An advisory board at the Food and Drug Administration today endorsed the first gene therapy for an inherited disorder — a rare condition that causes a progressive form of blindness that usually starts in childhood.
The recommendation came in a unanimous 16-0 vote after a day full of hearings that included emotional testimonials by doctors, parents of children blinded by the disease and from children and young adults helped by the treatment.
The treatment will now progress to a final decision from the FDA and, if approved, will be the first gene therapy legally available in the United State for an inherited disorder. The FDA is under no obligation to follow the advisory board’s recommendation but usually does.
The treatment, which will be marketed as Luxturna, fixes a mutation in the RPE65 gene. It involves a single treatment to each eye, which introduces genetically engineered virus particles carrying a corrected version of the mutated gene. Spark Therapeutics, the treatment’s developer, estimates that 6,000 people around the world could benefit from this treatment. More than 90 percent of the patients treated in the study showed some improvement in eyesight within just a few days of treatment.

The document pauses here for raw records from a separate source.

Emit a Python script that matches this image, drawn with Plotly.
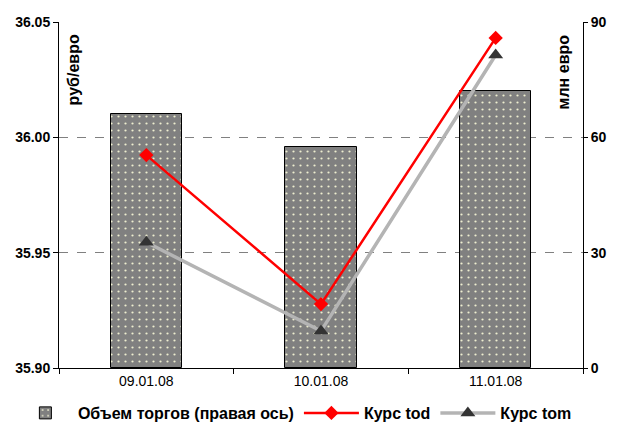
import plotly.graph_objects as go

dates = ["09.01.08", "10.01.08", "11.01.08"]
volume = [66.0, 57.5, 72.0]          # млн евро, правая ось
kurs_tod = [35.9923, 35.9277, 36.0431]  # руб/евро
kurs_tom = [35.9545, 35.9160, 36.0357]

left_ticks = [35.90, 35.95, 36.00, 36.05]
right_ticks = [0, 30, 60, 90]

FONT = "Liberation Sans, Arial, sans-serif"
FS = 14

fig = go.Figure()

fig.add_trace(go.Bar(
    x=dates, y=volume, yaxis="y",
    name="Объем торгов (правая ось)",
    width=0.41,
    marker=dict(
        color="#808080",
        line=dict(color="#000000", width=1),
        pattern=dict(shape=".", fgcolor="#eeeed0", bgcolor="#808080",
                     size=7, solidity=0.08, fillmode="replace"),
    ),
))

fig.add_trace(go.Scatter(
    x=dates, y=kurs_tod, yaxis="y2", mode="lines+markers",
    name="Курс tod",
    line=dict(color="#ff0000", width=2.5),
    marker=dict(symbol="diamond", size=11, color="#ff0000"),
))

fig.add_trace(go.Scatter(
    x=dates, y=kurs_tom, yaxis="y2", mode="lines+markers",
    name="Курс tom",
    line=dict(color="#b4b4b4", width=3.5),
    marker=dict(symbol="triangle-up", size=13, color="#333333"),
))

fig.update_layout(
    width=619, height=424,
    margin=dict(l=59, r=36, t=22, b=56, autoexpand=False),
    paper_bgcolor="white", plot_bgcolor="white",
    font=dict(family=FONT, size=FS, color="#000000"),
    showlegend=True,
    bargap=0,
    xaxis=dict(
        type="category",
        showline=True, linecolor="#000000", linewidth=1,
        ticks="outside", ticklen=5, tickcolor="#000000",
        tickson="boundaries",
        showgrid=False,
        tickfont=dict(family=FONT, size=FS, color="#000000"),
    ),
    yaxis=dict(
        side="right", range=[0, 90], tickvals=right_ticks,
        showline=True, linecolor="#000000", linewidth=1,
        ticks="outside", ticklen=4, tickcolor="#000000",
        showgrid=True, gridcolor="#808080", griddash="dash", gridwidth=1,
        zeroline=False,
        tickfont=dict(family=FONT, size=FS, color="#000000", weight="bold"),
    ),
    yaxis2=dict(
        overlaying="y", side="left", range=[35.90, 36.05],
        tickvals=left_ticks, tickformat=".2f",
        showline=True, linecolor="#000000", linewidth=1,
        ticks="outside", ticklen=5, tickcolor="#000000",
        showgrid=False, zeroline=False,
        tickfont=dict(family=FONT, size=FS, color="#000000", weight="bold"),
    ),
    legend=dict(
        orientation="h", x=-0.088, xanchor="left", y=-0.130, yanchor="middle",
        font=dict(family=FONT, size=16, color="#000000", weight="bold"),
        itemwidth=55, tracegroupgap=0,
        bgcolor="rgba(0,0,0,0)",
    ),
    annotations=[
        dict(text="руб/евро", xref="paper", yref="paper", x=0.0, y=0.97,
             xanchor="left", yanchor="top", xshift=4, textangle=-90, showarrow=False,
             font=dict(family=FONT, size=16, color="#000000", weight="bold")),
        dict(text="млн евро", xref="paper", yref="paper", x=1.0, y=0.97,
             xanchor="right", yanchor="top", xshift=-9, textangle=-90, showarrow=False,
             font=dict(family=FONT, size=16, color="#000000", weight="bold")),
    ],
)

fig.write_html("out.html")
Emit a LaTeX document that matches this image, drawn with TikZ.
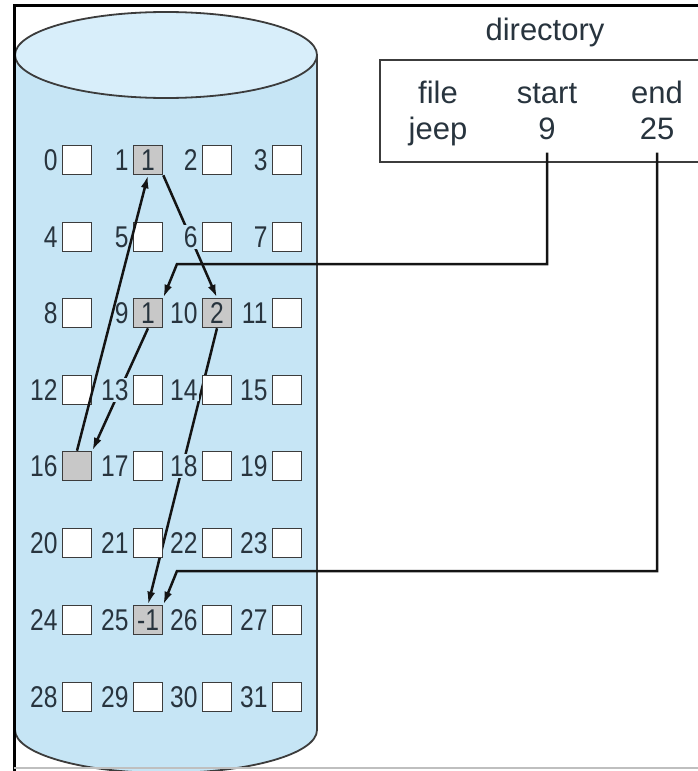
\documentclass[tikz,border=0pt]{standalone}
\usepackage{fontspec}
\setmainfont{Liberation Sans}
\newfontfamily\gridfont[FakeStretch=0.82]{Liberation Sans}
\usetikzlibrary{arrows.meta,backgrounds}

\definecolor{disk}{RGB}{198,229,245}
\definecolor{disktop}{RGB}{216,238,250}
\definecolor{usedgray}{RGB}{200,200,200}
\definecolor{edgegray}{RGB}{60,60,60}
\definecolor{numcol}{RGB}{40,52,62}
\definecolor{ink}{RGB}{20,20,20}

\begin{document}
\begin{tikzpicture}
[x=1pt, y=-1pt, every node/.style={inner sep=0pt},
 blk/.style={rectangle, minimum size=29pt, fill=white, draw=edgegray, line width=1.6pt, font=\gridfont\fontsize{30}{30}\selectfont, text=numcol},
 used/.style={blk, fill=usedgray},
 num/.style={font=\gridfont\fontsize{30}{30}\selectfont, text=numcol, fill=disk, inner sep=1pt},
 lbl/.style={label={[num, label distance=3pt]left:#1}},
 hdr/.style={anchor=base, font=\fontsize{31}{31}\selectfont, text=numcol},
 chain/.style={line width=2.5pt, draw=ink, -{Latex[length=13pt,width=8pt]}}]
\useasboundingbox (0,0) rectangle (698,771);

% disk blocks, four per track
\node (b0) [blk, lbl=0] at (77,160) {};
\node (b1) [used, lbl=1] at (148,160) {1};
\node (b2) [blk, lbl=2] at (217,160) {};
\node (b3) [blk, lbl=3] at (287,160) {};
\node (b4) [blk, lbl=4] at (77,237) {};
\node (b5) [blk, lbl=5] at (148,237) {};
\node (b6) [blk, lbl=6] at (217,237) {};
\node (b7) [blk, lbl=7] at (287,237) {};
\node (b8) [blk, lbl=8] at (77,313) {};
\node (b9) [used, lbl=9] at (148,313) {1};
\node (b10) [used, lbl=10] at (217,313) {2};
\node (b11) [blk, lbl=11] at (287,313) {};
\node (b12) [blk, lbl=12] at (77,390) {};
\node (b13) [blk, lbl=13] at (148,390) {};
\node (b14) [blk, lbl=14] at (217,390) {};
\node (b15) [blk, lbl=15] at (287,390) {};
\node (b16) [used, lbl=16] at (77,466) {};
\node (b17) [blk, lbl=17] at (148,466) {};
\node (b18) [blk, lbl=18] at (217,466) {};
\node (b19) [blk, lbl=19] at (287,466) {};
\node (b20) [blk, lbl=20] at (77,543) {};
\node (b21) [blk, lbl=21] at (148,543) {};
\node (b22) [blk, lbl=22] at (217,543) {};
\node (b23) [blk, lbl=23] at (287,543) {};
\node (b24) [blk, lbl=24] at (77,620) {};
\node (b25) [used, lbl=25] at (148,620) {-1};
\node (b26) [blk, lbl=26] at (217,620) {};
\node (b27) [blk, lbl=27] at (287,620) {};
\node (b28) [blk, lbl=28] at (77,697) {};
\node (b29) [blk, lbl=29] at (148,697) {};
\node (b30) [blk, lbl=30] at (217,697) {};
\node (b31) [blk, lbl=31] at (287,697) {};

% directory entry
\node (dirname) [hdr] at (545,40) {directory};
\node (hfile) [hdr] at (438,103) {file};
\node (hstart) [hdr] at (547,103) {start};
\node (hend) [hdr] at (657,103) {end};
\node (vfile) [hdr] at (438,139) {jeep};
\node (vstart) [hdr] at (547,139) {9};
\node (vend) [hdr] at (657,139) {25};
\draw [edgegray, line width=2.8pt] (700,60) -- (380,60) -- (380,162) -- (700,162);

% pointers from the directory
\coordinate (c9) at (177,264);
\coordinate (c25) at (177,571);
\draw [chain, shorten <=13pt] (vstart.south) |- (c9) -- (b9.north east);
\draw [chain, shorten <=13pt] (vend.south) |- (c25) -- (b25.north east);

\begin{scope}[on background layer]
\fill [white] (0,0) rectangle (698,771);
% the disk
\fill [disk] (15,55) -- (15,730) arc [start angle=180, end angle=0, x radius=151, y radius=43] -- (317,55) -- cycle;
\draw [edgegray, line width=1.8pt] (15,730) arc [start angle=180, end angle=0, x radius=151, y radius=43] -- (317,55);
\draw [edgegray, line width=1.8pt, fill=disktop] (166,55) ellipse [x radius=151, y radius=43];
% links hidden behind the block numbers
\draw [chain] (b1.south east) -- (b10.north);
\draw [chain] (b9.south) -- (b16.north east);
\draw [chain] (b10.south) -- (b25.north);
\end{scope}
\draw [chain] (b16.north) -- (b1.south);

% frame
\draw [black, line width=3pt] (14,771) -- (14,5) -- (698,5);
\draw [lightgray, line width=1.5pt] (14,768) -- (698,768);
\end{tikzpicture}
\end{document}
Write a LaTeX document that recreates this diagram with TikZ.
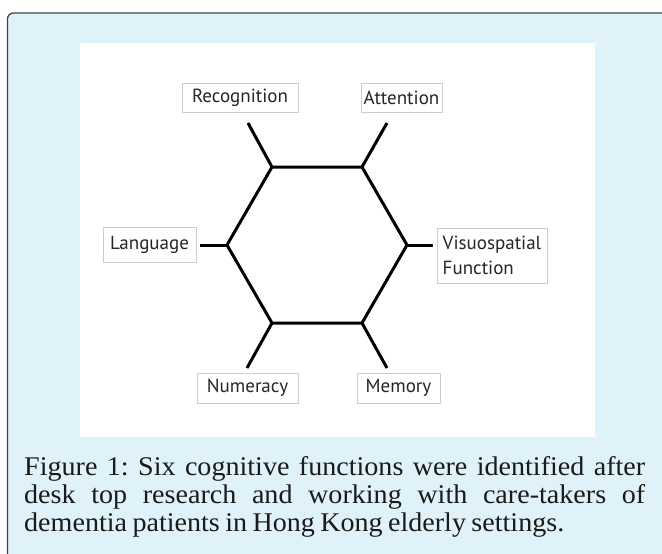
\documentclass[tikz,border=0pt]{standalone}
\usepackage{fontspec}
\setmainfont[FakeStretch=1.04]{Liberation Serif}
\newfontfamily\labelfont{PT Sans}
\definecolor{panelblue}{HTML}{DFF2F9}
\definecolor{framegray}{HTML}{444444}
\definecolor{captext}{HTML}{1A1A1A}
\begin{document}
\begin{tikzpicture}[x=1pt,y=-1pt,
  lbl/.style={draw=gray!40, line width=0.6pt, fill=white,
    font=\labelfont\fontsize{19}{25}\selectfont, text=black!85,
    inner sep=0pt},
  hexline/.style={line width=3pt, black, line join=miter},
  spoke/.style={line width=3pt, black}]
\clip (0,0) rectangle (662,554);
% outer frame
\path[fill=panelblue, draw=framegray, line width=1.3pt, rounded corners=6pt]
  (7.5,600) -- (7.5,13) -- (700,13) -- (700,600) -- cycle;
% white panel
\fill[white] (80,43) rectangle (595,437);
% hexagon vertices
\coordinate (tl) at (272,167);
\coordinate (tr) at (362,167);
\coordinate (r)  at (407,245);
\coordinate (br) at (362,323);
\coordinate (bl) at (272,323);
\coordinate (l)  at (227,245);
% spoke ends
\coordinate (etl) at (248,123);
\coordinate (etr) at (387,123);
\coordinate (er)  at (433,245);
\coordinate (ebr) at (387,368);
\coordinate (ebl) at (247,368);
\coordinate (el)  at (200,245);
\draw[hexline] (tl) -- (tr) -- (r) -- (br) -- (bl) -- (l) -- cycle;
\draw[spoke] (tl) -- (etl);
\draw[spoke] (tr) -- (etr);
\draw[spoke] (r) -- (er);
\draw[spoke] (br) -- (ebr);
\draw[spoke] (bl) -- (ebl);
\draw[spoke] (l) -- (el);
% labels
\node[lbl, minimum width=116pt, minimum height=29pt] (rec) at (240,97.5) {Recognition};
\node[lbl, minimum width=81pt, minimum height=29pt] (att) at (401.5,97.5) {Attention};
\node[lbl, minimum width=93pt, minimum height=35pt] (lang) at (149.5,244.5) {Language};
\node[lbl, minimum width=110pt, minimum height=55pt, align=left] (vis) at (492,255.5) {Visuospatial\\Function};
\node[lbl, minimum width=101pt, minimum height=30pt] (num) at (247.5,388) {Numeracy};
\node[lbl, minimum width=83pt, minimum height=30pt] (mem) at (398.5,388) {Memory};
% caption
\node[anchor=base west, inner sep=0pt, text=captext] (cap) at (24,475)
  {\parbox[t]{621pt}{\fontsize{27}{28}\selectfont\hyphenpenalty=10000
   \frenchspacing\spaceskip=0.2em plus 0.5em minus 0.05em
   Figure 1: Six cognitive functions were identified after\linebreak
   desk top research and working with care-takers of\linebreak
   dementia patients in Hong Kong elderly settings.\par}};
\end{tikzpicture}
\end{document}
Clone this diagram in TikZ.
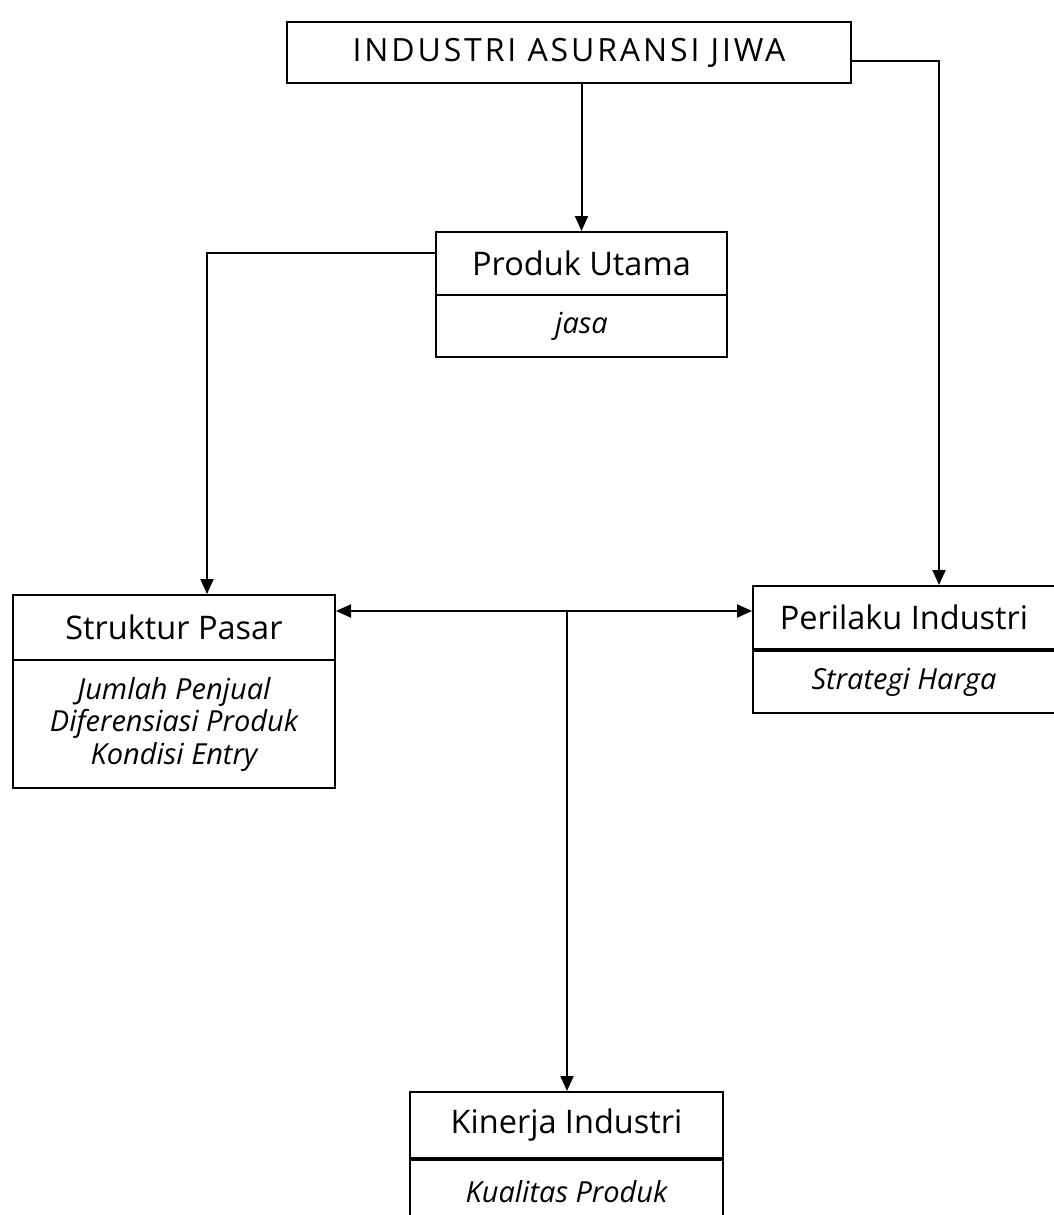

This is a huge step forward for the field of gene therapeutics. “[O]n multiple fronts, it’s a first and ushers in a new era of gene therapy,” assistant professor of ophthalmology at the Oregon Health and Science University, Paul Yang, told NPR.
Alone, this treatment could also be applied to other formally incurable genetic eye diseases. “There are a lot of retinal diseases like this, and if you added them together it’s a big thing because they are all incurable,” says lead researcher Albert Maguire in an interview with NPR before the hearing.